In “Fitna,” which was released March 27, Geert Wilders suggests that Islam is a threat to the Western world. The film features images of terrorist acts alongside quotations from the Koran. Banned from release in Holland, it is still viewable online. Now the Islamic Association of the Netherlands, claiming the film falsely charges Islam with promoting violence, wants the courts to impose a $79,000 fine for every day that Wilder’s video remains accessible to the public. State prosecutors are looking into the matter, according to news reports. Danish cartoonist Kurt Westergaard plans to sue Wilders for copyright infringement over the unauthorized use in the film of one of his controversial images of Mohammed.

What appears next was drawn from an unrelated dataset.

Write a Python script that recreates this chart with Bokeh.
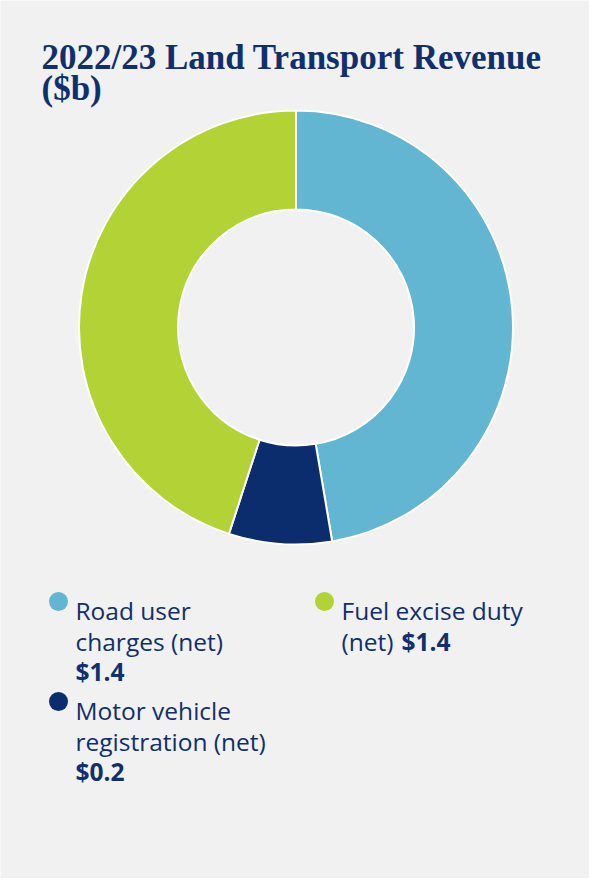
import numpy as np
from bokeh.plotting import figure
from bokeh.models import Range1d, ColumnDataSource
from bokeh.core.properties import value
from bokeh.embed import file_html
from bokeh.resources import INLINE

# ---- data ----
title_lines = ["2022/23 Land Transport Revenue", "($b)"]
categories = ["Road user charges (net)", "Motor vehicle registration (net)", "Fuel excise duty (net)"]
values = [1.42, 0.23, 1.35]
value_labels = ["$1.4", "$0.2", "$1.4"]
colors = ["#63b6d1", "#0b2c6d", "#b2d235"]
legend_wrapped = [["Road user", "charges (net)"],
                  ["Motor vehicle", "registration (net)"],
                  ["Fuel excise duty", "(net) "]]

W, H = 589, 878
BG = "#f1f1f1"
TXT = "#0f2f6d"

p = figure(width=W, height=H, output_backend="svg", toolbar_location=None,
           x_range=Range1d(0, W), y_range=Range1d(0, H), min_border=0,
           background_fill_color=BG, border_fill_color=BG, outline_line_color=None)
p.axis.visible = False
p.grid.visible = False

# title
p.text(x=[41, 41], y=[821, 790], text=title_lines, text_font=value("Liberation Serif"),
       text_font_style="bold", text_font_size="35px", text_color=TXT,
       text_baseline="alphabetic", text_align="left")

# donut
vals = np.array(values)
frac = vals / vals.sum()
cum = np.concatenate([[0], np.cumsum(frac)])
start = np.pi / 2 - 2 * np.pi * cum[:-1]
end = np.pi / 2 - 2 * np.pi * cum[1:]
src = ColumnDataSource(dict(start=start, end=end, color=colors))
p.annular_wedge(x=295.5, y=551, inner_radius=118, outer_radius=217,
                start_angle="start", end_angle="end", direction="clock",
                fill_color="color", line_color="white", line_width=2, source=src)

# legend
marker_pos = [(58, 277), (58, 177), (324, 277)]
text_x = [75, 75, 341]
for i in range(3):
    mx, my = marker_pos[i]
    p.scatter(x=[mx], y=[my], size=19, marker="circle", fill_color=colors[i], line_color=None)
    lines = legend_wrapped[i]
    ys = [my - 9, my - 40]
    p.text(x=[text_x[i]] * 2, y=ys, text=lines, text_font=value("Open Sans"),
           text_font_size="24.5px", text_color=TXT, text_baseline="alphabetic")
    if i < 2:
        p.text(x=[text_x[i]], y=[my - 70], text=[value_labels[i]], text_font=value("Open Sans"),
               text_font_style="bold", text_font_size="24.5px", text_color=TXT,
               text_baseline="alphabetic")
    else:
        p.text(x=[401], y=[my - 40], text=[value_labels[i]], text_font=value("Open Sans"),
               text_font_style="bold", text_font_size="24.5px", text_color=TXT,
               text_baseline="alphabetic")

open("out.html", "w").write(file_html(p, INLINE))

Wilders in defending the film told the German magazine Der Spiegel in its March 31 online edition that the West needs to protect “a culture that draws on our Christian, Jewish, humanistic traditions and that poses a challenge to the Islamic problem.” In a statement implying a connection between the Hebrew Bible and the Koran, Wilders also said it would be “‘a long time before we see a new Koran, an equivalent to the New Testament.” Anticipating just such parallels, a prominent Jewish leader in Holland already has compared Wilders’ criticism of Muslims to anti-Semitism. “If Wilders had said the same thing about Jews and the Old Testament as he does about Muslims and the Koran, he would have been ostracized a long time ago and accused of anti-Semitism,” reads an ad that TV producer Harry de Winter, the president of the board of Another Jewish Voice placed last week on the front page of the Volkskrant newspaper.

In an interview, de Winter added that Muslim leaders “must also publicly speak out against terrorism.”